*Task*. Lines that hold the word "size" should be located and copied.
_ _ _ _
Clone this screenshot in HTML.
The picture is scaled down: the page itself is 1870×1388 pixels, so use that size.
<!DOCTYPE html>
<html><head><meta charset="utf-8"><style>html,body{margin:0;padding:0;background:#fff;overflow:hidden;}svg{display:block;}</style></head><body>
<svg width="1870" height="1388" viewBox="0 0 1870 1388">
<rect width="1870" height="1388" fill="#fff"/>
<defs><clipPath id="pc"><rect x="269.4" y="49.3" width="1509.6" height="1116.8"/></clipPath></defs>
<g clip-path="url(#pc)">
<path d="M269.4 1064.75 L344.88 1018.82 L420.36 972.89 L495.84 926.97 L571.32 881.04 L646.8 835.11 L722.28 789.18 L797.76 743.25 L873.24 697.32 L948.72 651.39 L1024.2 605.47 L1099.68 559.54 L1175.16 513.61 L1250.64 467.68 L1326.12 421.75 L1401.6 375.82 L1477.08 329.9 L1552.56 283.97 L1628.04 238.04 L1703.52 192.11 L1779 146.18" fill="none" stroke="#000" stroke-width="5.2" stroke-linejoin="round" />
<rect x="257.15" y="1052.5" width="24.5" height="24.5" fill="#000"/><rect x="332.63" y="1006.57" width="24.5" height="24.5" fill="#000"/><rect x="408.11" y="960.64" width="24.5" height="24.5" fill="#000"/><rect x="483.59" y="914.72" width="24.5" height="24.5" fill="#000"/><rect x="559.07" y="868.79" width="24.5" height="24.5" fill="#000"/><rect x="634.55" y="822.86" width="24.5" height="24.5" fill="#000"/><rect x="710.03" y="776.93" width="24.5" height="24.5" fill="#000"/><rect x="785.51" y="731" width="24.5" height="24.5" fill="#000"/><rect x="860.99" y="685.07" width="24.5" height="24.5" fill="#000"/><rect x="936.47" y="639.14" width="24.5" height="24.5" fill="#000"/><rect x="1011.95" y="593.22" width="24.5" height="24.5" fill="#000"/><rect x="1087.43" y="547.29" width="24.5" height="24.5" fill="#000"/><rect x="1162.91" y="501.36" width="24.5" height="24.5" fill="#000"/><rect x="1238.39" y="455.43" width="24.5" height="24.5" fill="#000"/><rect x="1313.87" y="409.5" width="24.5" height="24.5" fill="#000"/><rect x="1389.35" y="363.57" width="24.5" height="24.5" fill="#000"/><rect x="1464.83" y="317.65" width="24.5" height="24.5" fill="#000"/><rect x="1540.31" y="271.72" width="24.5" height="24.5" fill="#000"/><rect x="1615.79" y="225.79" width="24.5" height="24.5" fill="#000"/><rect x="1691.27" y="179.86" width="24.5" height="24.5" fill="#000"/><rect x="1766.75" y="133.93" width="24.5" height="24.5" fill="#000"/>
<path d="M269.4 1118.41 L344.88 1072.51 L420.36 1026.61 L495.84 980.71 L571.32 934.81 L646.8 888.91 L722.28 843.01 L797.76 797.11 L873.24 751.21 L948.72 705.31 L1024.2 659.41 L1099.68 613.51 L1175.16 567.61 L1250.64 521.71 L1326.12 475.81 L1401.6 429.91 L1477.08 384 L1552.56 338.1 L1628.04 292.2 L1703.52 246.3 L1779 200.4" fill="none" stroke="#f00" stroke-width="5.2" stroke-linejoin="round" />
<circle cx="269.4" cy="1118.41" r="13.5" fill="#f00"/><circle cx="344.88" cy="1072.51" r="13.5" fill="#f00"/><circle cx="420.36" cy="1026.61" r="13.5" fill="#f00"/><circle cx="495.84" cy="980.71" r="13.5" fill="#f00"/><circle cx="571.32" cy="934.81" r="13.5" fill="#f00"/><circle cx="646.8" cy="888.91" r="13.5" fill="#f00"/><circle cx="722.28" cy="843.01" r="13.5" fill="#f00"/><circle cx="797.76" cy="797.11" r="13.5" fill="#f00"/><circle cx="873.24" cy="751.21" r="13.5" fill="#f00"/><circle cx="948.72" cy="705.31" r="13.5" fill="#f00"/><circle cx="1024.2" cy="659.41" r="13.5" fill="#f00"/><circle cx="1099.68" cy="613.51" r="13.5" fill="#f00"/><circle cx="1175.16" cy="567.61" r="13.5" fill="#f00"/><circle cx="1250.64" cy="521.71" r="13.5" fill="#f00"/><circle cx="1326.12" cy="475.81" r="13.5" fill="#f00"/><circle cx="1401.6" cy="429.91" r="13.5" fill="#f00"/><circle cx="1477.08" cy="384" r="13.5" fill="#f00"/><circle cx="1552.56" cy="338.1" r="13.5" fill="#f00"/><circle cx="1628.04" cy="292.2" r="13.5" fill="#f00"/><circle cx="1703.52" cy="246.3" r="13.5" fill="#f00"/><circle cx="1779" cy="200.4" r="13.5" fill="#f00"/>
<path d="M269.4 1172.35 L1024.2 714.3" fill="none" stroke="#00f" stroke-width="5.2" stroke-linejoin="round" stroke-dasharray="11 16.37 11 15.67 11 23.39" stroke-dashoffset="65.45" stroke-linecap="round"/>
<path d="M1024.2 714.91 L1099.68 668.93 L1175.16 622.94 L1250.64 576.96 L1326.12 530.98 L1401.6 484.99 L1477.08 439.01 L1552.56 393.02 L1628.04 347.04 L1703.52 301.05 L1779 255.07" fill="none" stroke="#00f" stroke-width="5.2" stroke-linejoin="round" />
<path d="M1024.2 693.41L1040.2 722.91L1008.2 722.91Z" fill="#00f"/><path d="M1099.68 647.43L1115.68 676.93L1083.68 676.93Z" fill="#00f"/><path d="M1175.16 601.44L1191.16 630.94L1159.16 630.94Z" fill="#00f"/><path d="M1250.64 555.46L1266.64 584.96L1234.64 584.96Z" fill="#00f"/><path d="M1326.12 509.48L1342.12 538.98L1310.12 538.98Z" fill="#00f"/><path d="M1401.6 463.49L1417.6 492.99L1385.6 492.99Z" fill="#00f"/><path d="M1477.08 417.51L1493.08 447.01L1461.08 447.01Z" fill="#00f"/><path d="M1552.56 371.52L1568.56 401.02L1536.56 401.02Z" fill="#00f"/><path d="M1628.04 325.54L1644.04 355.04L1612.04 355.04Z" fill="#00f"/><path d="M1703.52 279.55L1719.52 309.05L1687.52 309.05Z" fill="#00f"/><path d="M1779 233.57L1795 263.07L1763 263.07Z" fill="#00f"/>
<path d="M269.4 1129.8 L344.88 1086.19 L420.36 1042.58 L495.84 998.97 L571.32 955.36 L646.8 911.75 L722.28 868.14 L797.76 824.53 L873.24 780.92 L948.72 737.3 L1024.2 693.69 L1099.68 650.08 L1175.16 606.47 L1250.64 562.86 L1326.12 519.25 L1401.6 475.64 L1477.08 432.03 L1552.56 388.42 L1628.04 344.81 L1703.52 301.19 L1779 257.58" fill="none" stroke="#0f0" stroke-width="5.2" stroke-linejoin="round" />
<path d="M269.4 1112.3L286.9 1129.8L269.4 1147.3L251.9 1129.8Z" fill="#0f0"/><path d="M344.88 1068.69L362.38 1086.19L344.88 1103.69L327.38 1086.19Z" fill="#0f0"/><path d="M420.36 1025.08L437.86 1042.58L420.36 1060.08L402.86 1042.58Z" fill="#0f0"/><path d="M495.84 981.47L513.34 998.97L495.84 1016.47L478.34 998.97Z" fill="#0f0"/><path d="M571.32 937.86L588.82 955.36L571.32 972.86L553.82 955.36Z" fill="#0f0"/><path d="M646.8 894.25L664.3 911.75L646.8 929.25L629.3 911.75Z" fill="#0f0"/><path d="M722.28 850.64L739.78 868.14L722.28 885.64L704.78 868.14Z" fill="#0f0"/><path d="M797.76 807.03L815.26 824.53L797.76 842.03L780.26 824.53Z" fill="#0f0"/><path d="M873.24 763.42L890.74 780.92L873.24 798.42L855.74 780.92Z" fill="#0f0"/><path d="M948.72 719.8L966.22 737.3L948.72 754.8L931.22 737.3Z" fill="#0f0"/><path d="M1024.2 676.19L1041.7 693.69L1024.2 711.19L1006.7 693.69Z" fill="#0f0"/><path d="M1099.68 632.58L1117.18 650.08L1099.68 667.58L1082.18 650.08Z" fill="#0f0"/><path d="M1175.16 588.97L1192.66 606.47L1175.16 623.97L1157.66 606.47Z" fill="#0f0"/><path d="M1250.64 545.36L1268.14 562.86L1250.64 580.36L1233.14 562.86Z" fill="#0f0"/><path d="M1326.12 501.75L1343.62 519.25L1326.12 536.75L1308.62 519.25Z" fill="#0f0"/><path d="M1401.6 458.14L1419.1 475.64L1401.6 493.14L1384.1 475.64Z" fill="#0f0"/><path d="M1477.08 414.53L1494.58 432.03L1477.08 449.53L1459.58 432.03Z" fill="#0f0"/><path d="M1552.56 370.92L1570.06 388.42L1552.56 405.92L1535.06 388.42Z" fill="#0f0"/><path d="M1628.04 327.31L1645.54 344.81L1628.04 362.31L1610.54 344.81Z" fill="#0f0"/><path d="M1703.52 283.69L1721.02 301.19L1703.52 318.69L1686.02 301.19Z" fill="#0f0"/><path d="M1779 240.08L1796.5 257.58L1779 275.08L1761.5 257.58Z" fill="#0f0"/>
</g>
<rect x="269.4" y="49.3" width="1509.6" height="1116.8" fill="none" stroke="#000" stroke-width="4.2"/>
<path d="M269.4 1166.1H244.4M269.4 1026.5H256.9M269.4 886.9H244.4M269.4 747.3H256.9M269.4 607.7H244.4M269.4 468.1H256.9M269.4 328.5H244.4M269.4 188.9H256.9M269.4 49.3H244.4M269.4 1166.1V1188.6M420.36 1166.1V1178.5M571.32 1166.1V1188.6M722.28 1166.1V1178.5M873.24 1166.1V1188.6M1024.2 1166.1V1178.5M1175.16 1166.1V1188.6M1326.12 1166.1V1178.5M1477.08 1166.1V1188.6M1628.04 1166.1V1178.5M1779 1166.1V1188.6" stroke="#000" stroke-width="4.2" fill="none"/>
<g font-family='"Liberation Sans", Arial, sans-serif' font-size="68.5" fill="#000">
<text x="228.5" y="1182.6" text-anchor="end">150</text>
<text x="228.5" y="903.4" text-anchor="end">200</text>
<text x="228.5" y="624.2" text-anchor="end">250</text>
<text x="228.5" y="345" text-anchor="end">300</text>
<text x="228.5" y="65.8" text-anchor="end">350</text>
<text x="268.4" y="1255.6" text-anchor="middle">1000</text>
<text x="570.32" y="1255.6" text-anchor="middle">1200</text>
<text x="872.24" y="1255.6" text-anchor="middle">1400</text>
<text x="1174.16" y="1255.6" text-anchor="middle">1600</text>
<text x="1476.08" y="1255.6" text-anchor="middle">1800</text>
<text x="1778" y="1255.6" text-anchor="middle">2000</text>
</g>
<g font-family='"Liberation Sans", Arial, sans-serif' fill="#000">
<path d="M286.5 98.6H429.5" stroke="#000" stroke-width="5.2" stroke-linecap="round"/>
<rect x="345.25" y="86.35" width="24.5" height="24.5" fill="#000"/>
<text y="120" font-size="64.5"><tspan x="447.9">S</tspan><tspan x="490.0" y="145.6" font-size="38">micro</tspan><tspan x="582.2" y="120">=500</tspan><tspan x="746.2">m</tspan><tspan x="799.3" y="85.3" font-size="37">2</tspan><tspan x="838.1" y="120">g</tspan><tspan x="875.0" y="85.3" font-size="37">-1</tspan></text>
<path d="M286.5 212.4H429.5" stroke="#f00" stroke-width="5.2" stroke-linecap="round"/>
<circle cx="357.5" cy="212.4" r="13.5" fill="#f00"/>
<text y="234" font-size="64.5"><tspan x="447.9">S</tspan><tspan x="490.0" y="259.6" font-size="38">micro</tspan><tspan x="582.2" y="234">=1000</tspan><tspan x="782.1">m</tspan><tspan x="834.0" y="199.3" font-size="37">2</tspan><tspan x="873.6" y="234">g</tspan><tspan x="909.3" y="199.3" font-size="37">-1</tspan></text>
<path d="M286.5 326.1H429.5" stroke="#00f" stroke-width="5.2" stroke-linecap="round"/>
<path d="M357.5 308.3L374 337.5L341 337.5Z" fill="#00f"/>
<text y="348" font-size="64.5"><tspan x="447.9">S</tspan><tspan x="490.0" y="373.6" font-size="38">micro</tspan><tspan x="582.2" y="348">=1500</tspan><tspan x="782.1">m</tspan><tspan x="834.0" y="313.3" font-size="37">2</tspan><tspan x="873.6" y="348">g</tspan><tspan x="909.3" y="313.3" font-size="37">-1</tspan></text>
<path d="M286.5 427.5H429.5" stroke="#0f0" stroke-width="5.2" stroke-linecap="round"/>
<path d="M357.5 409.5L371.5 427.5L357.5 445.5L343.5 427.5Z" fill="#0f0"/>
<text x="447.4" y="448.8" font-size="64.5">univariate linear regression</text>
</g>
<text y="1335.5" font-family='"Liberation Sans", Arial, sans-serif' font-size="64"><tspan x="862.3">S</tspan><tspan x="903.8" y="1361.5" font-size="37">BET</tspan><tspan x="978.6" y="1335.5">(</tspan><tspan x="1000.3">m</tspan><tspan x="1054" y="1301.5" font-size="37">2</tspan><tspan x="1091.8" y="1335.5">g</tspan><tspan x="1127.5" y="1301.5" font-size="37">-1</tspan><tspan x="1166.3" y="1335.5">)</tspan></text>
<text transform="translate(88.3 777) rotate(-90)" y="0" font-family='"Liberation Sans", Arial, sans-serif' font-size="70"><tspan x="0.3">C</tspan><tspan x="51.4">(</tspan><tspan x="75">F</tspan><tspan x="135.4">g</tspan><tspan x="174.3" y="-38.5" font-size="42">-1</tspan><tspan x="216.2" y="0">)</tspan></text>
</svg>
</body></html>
_ _ _ _
*Output*.
The picture is scaled down: the page itself is 1870×1388 pixels, so use that size.
<g font-family='"Liberation Sans", Arial, sans-serif' font-size="68.5" fill="#000">
<text y="120" font-size="64.5"><tspan x="447.9">S</tspan><tspan x="490.0" y="145.6" font-size="38">micro</tspan><tspan x="582.2" y="120">=500</tspan><tspan x="746.2">m</tspan><tspan x="799.3" y="85.3" font-size="37">2</tspan><tspan x="838.1" y="120">g</tspan><tspan x="875.0" y="85.3" font-size="37">-1</tspan></text>
<text y="234" font-size="64.5"><tspan x="447.9">S</tspan><tspan x="490.0" y="259.6" font-size="38">micro</tspan><tspan x="582.2" y="234">=1000</tspan><tspan x="782.1">m</tspan><tspan x="834.0" y="199.3" font-size="37">2</tspan><tspan x="873.6" y="234">g</tspan><tspan x="909.3" y="199.3" font-size="37">-1</tspan></text>
<text y="348" font-size="64.5"><tspan x="447.9">S</tspan><tspan x="490.0" y="373.6" font-size="38">micro</tspan><tspan x="582.2" y="348">=1500</tspan><tspan x="782.1">m</tspan><tspan x="834.0" y="313.3" font-size="37">2</tspan><tspan x="873.6" y="348">g</tspan><tspan x="909.3" y="313.3" font-size="37">-1</tspan></text>
<text x="447.4" y="448.8" font-size="64.5">univariate linear regression</text>
<text y="1335.5" font-family='"Liberation Sans", Arial, sans-serif' font-size="64"><tspan x="862.3">S</tspan><tspan x="903.8" y="1361.5" font-size="37">BET</tspan><tspan x="978.6" y="1335.5">(</tspan><tspan x="1000.3">m</tspan><tspan x="1054" y="1301.5" font-size="37">2</tspan><tspan x="1091.8" y="1335.5">g</tspan><tspan x="1127.5" y="1301.5" font-size="37">-1</tspan><tspan x="1166.3" y="1335.5">)</tspan></text>
<text transform="translate(88.3 777) rotate(-90)" y="0" font-family='"Liberation Sans", Arial, sans-serif' font-size="70"><tspan x="0.3">C</tspan><tspan x="51.4">(</tspan><tspan x="75">F</tspan><tspan x="135.4">g</tspan><tspan x="174.3" y="-38.5" font-size="42">-1</tspan><tspan x="216.2" y="0">)</tspan></text>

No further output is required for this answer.